Chroniques

Carla Bruni Little French Songs

Écrivons-le tout de go : un album de cette eau, de cette trempe, il y en a trois voire quatre par siècle. Le XXe a eu Blonde on Blonde de Bob Dylan, Let It Bleed des Rolling Stones, Hot Rats de Frank Zappa et Ça ne tient pas debout de Michel Berger. En ce 21e siècle, rien de transcendant à se mettre sous la dent… Jusqu’à ce majestueux Little French Songs, le quatrième album solo de Carla Bruni, qui redore l’emblème de la chanson française.

« 10/10, vous vous moquez de nous ? » s’offusquent les aficionados de la Blolgothèque. Hé bien non. D’ailleurs, sachez que la note attribuée aurait sûrement été supérieure si nous avions vraiment écouté l’album. Et que l’on ne me soupçonne pas de copinage ou de promotion éhontée : je suis le seul terrien célèbre à ne pas avoir -pour l’instant- couché avec Carla Bruni.

Entrons dans le vif du sujet. Si Carla Bruni était morte à 26 ans, cette hippie-noble du 7e arrondissement, poétesse torturée, maudite & Chandon, aurait pu former un club avec Nick Drake (pour ça, il aurait fallu qu’elle traîne un peu plus « Chez Keith et Anita »). Surtout que les deux ont en commun ce même romantisme noir qu’on retrouve sur les onze titres en coton-folk de Little French Songs, portés par des arrangements dépouillés façon Nico, voire Syd Barrett, un jeu de guitare à la Eric Clapton et un songwriting brillant, entre Renaud et Leonard Cohen. Pourtant, quand on lui demande de détailler sa discographie, de nous révéler ses influences, on en reste coi. « J’aime beaucoup Skrillex… Skrillex et la chanson « Gangnam Style ». Difficile à croire en écoutant « Prière », chanson à la sauce thaumaturge qui guérit les écrouelles, où perce clairement la plume Born Again d’un Bob Dylan : « Je prie sans dieu, sans foi, sans paradis, sans croix ». Et comme il n’y a pas de hasard, ce titre mystique a été co-écrit par son grand ami Julien Clerc, du latin ecclésiastique clericus.

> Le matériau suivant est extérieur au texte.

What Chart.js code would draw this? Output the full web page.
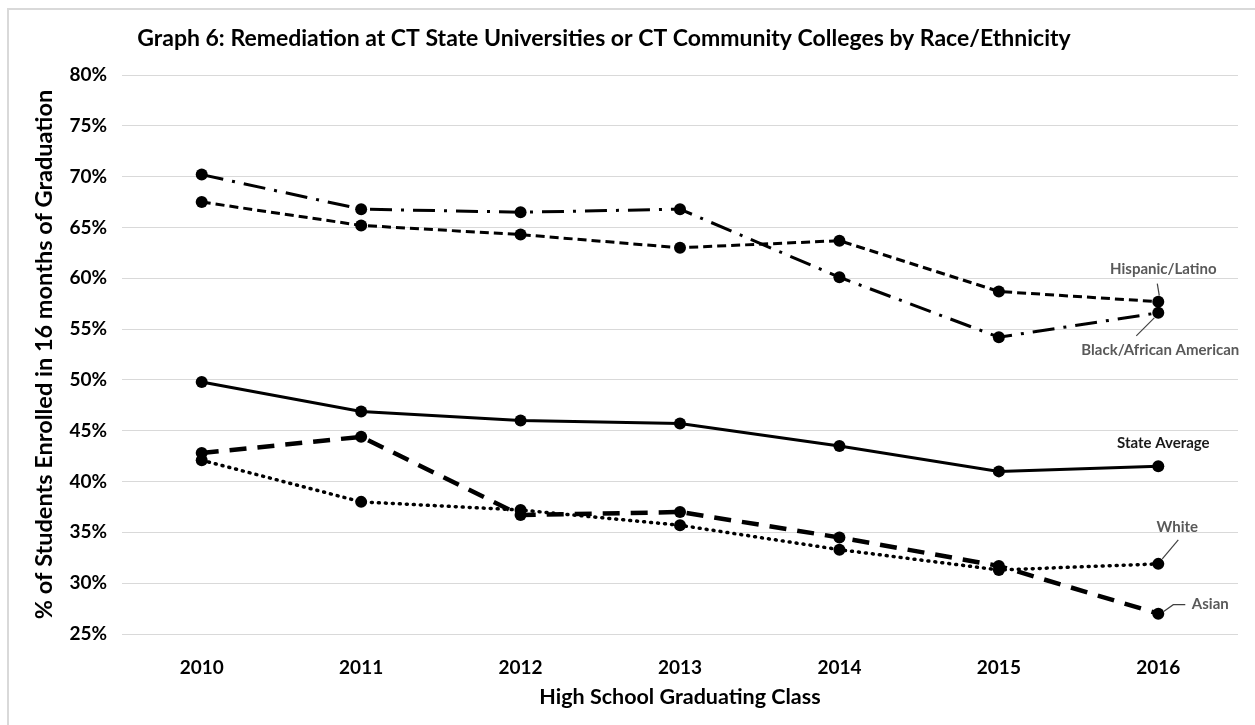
<!DOCTYPE html>
<html>
<head>
<meta charset="utf-8">
<script src="https://cdn.jsdelivr.net/npm/chart.js@4"></script>
<style>
  html, body { margin: 0; padding: 0; background: #fff; }
  #wrap { position: relative; width: 1255px; height: 725px; overflow: hidden; }
  #frame { position: absolute; left: 7px; top: 8px; width: 1300px; height: 800px;
           border-top: 2px solid #d9d9d9; border-left: 2px solid #d9d9d9; }
  canvas { position: absolute; left: 0; top: 0; }
</style>
</head>
<body>
<div id="wrap">
  <div id="frame"></div>
  <canvas id="chart" width="1255" height="725"></canvas>
</div>
<script>
// data
const years = ["2010", "2011", "2012", "2013", "2014", "2015", "2016"];
const blackAfrican = [70.2, 66.8, 66.5, 66.8, 60.1, 54.2, 56.6];
const hispanicLatino = [67.5, 65.2, 64.3, 63.0, 63.7, 58.7, 57.7];
const stateAverage = [49.8, 46.9, 46.0, 45.7, 43.5, 41.0, 41.5];
const asian = [42.8, 44.4, 36.7, 37.0, 34.5, 31.7, 27.0];
const white = [42.1, 38.0, 37.2, 35.7, 33.3, 31.3, 31.9];
const yTicks = [25, 30, 35, 40, 45, 50, 55, 60, 65, 70, 75, 80];

const FONT = "Lato, 'Liberation Sans', sans-serif";

// labels at the end of each line: [text, dataset index, dx, dy, leader line, colour]
const endLabels = [
  ["Hispanic/Latino", 1, 5, -32, [[-1, -18], [1, -6]], "#595959"],
  ["Black/African American", 0, 2, 37, [[-22, 23], [-4, 5]], "#595959"],
  ["State Average", 2, 5, -23, null, "#1a1a1a"],
  ["White", 4, 19, -37, [[20, -24], [4, -5]], "#595959"],
  ["Asian", 3, 52, -10, [[5, -2], [15, -9], [27, -9]], "#595959"]
];

const endLabelPlugin = {
  id: "endLabels",
  afterDatasetsDraw(chart) {
    const ctx = chart.ctx;
    ctx.save();
    endLabels.forEach(([text, idx, dx, dy, leader, color]) => {
      const pt = chart.getDatasetMeta(idx).data[years.length - 1];
      if (leader) {
        ctx.beginPath();
        ctx.strokeStyle = "#404040";
        ctx.lineWidth = 1.2;
        leader.forEach(([lx, ly], i) => {
          if (i === 0) ctx.moveTo(pt.x + lx, pt.y + ly);
          else ctx.lineTo(pt.x + lx, pt.y + ly);
        });
        ctx.stroke();
      }
      ctx.fillStyle = color;
      ctx.font = "bold 15px " + FONT;
      ctx.textAlign = "center";
      ctx.textBaseline = "middle";
      ctx.fillText(text, pt.x + dx, pt.y + dy);
    });
    // chart title
    ctx.fillStyle = "#000";
    ctx.font = "bold 23px " + FONT;
    ctx.textAlign = "center";
    ctx.textBaseline = "middle";
    ctx.fillText("Graph 6: Remediation at CT State Universities or CT Community Colleges by Race/Ethnicity", 604, 39);
    ctx.restore();
  }
};

const lineSet = (label, data, dash, width) => ({
  label: label,
  data: data,
  borderColor: "#000",
  backgroundColor: "#000",
  borderWidth: width,
  borderDash: dash,
  borderCapStyle: dash.length && dash[0] <= 2 ? "round" : "butt",
  pointRadius: 6,
  pointHoverRadius: 6,
  pointBorderWidth: 0,
  pointBackgroundColor: "#000",
  tension: 0,
  fill: false
});

new Chart(document.getElementById("chart").getContext("2d"), {
  type: "line",
  data: {
    labels: years,
    datasets: [
      lineSet("Black/African American", blackAfrican, [22, 9, 3, 9], 3),
      lineSet("Hispanic/Latino", hispanicLatino, [9, 5], 3),
      lineSet("State Average", stateAverage, [], 3),
      lineSet("Asian", asian, [17, 11], 4.5),
      lineSet("White", white, [1, 6], 3.5)
    ]
  },
  options: {
    responsive: false,
    animation: false,
    layout: { padding: { top: 75, left: 30, right: 17, bottom: 0 } },
    plugins: {
      legend: { display: false },
      tooltip: { enabled: false }
    },
    scales: {
      x: {
        offset: true,
        grid: { display: false, drawTicks: false },
        border: { display: false },
        ticks: { color: "#000", padding: 22, font: { family: FONT, size: 19, weight: "bold" } },
        title: {
          display: true,
          text: "High School Graduating Class",
          color: "#000",
          font: { family: FONT, size: 21.5, weight: "bold" },
          padding: { top: 0, bottom: 15 }
        },
        afterFit: (scale) => { scale.height = 91; }
      },
      y: {
        min: 25,
        max: 80,
        afterBuildTicks: (scale) => { scale.ticks = yTicks.map((v) => ({ value: v })); },
        grid: { color: "#d9d9d9", lineWidth: 1, drawTicks: false },
        border: { display: false },
        ticks: {
          color: "#000",
          padding: 15,
          font: { family: FONT, size: 19, weight: "bold" },
          callback: (v) => v + "%"
        },
        title: {
          display: true,
          text: "% of Students Enrolled in 16 months of Graduation",
          color: "#000",
          font: { family: FONT, size: 23.5, weight: "bold" },
          padding: { top: 0, bottom: 0 }
        },
        afterFit: (scale) => { scale.width = 92; }
      }
    }
  },
  plugins: [endLabelPlugin]
});
</script>
</body>
</html>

Il y a un temps pour la rédemption et un temps pour enfiler les gants de boxe. Carla ne se fait pas prier et distribue les directs du droit, des droites fortes, sur plusieurs morceaux politiquement engagés. Sur « Le pingouin », elle clashe ouvertement MC François Hollande. « Je n’ai pas trop envie de m’étendre sur ce beef mais son manque de civilité lors de la passation de pouvoir me reste en travers de la gorge, confie Carla Bruni. Ce clash était une façon de régler mes comptes avec lui sans en venir aux mains, sans sortir l’AKA-47. Pour la petite histoire, au départ, la chanson s’appelait « La Fouine ». Mais quand j’ai eu vent du clash entre Booba et le sosie arabe de Snoop Dogg, je ne voulais pas que le public croie que je m’en prenais à La Fouine alors que Booba l’avait déjà salement niqué, lol ».

Mais pourquoi un pingouin ? Ces oiseaux étant depuis peu connus pour leurs mœurs légères (l’homosexualité est acceptée, tout comme les tournantes et la nécrophilie), est-ce une façon de prendre position contre le mariage pour tous ? « Non, non, je suis simplement une grande fan de Batman » concède-t-elle. Carla attaque mais elle sait aussi défendre. Sur « Mon Raymond », morceau dédié à Nicolas Sarkozy, elle vole au secours de son mari : « Quoiqu’en dise les bouffons / Mon Raymond c’est d’la dynamite », tout en prenant le risque d’attirer l’attention de l’Hadopi, alors qu’il vient à peine d’être mis en examen dans le cadre de l’affaire Bettencourt, en avouant que « Bien qu’il porte une cravate / Mon Raymond est un pirate. » Carla Bruni insinue-t-elle que son Raymond téléchargera illégalement son album sur Vuze ? « Oui et cela ne me dérange pas, au contraire, nous confie-t-elle. J’ai toujours aimé les bad boys (rires) » Il se dit même que si Nicolas Sarkozy finissait par être condamné, Carla Bruni songerait à reprendre At San Quentin de Johnny Cash en live de Fleury-Mérogis… Vivement son cinquième album.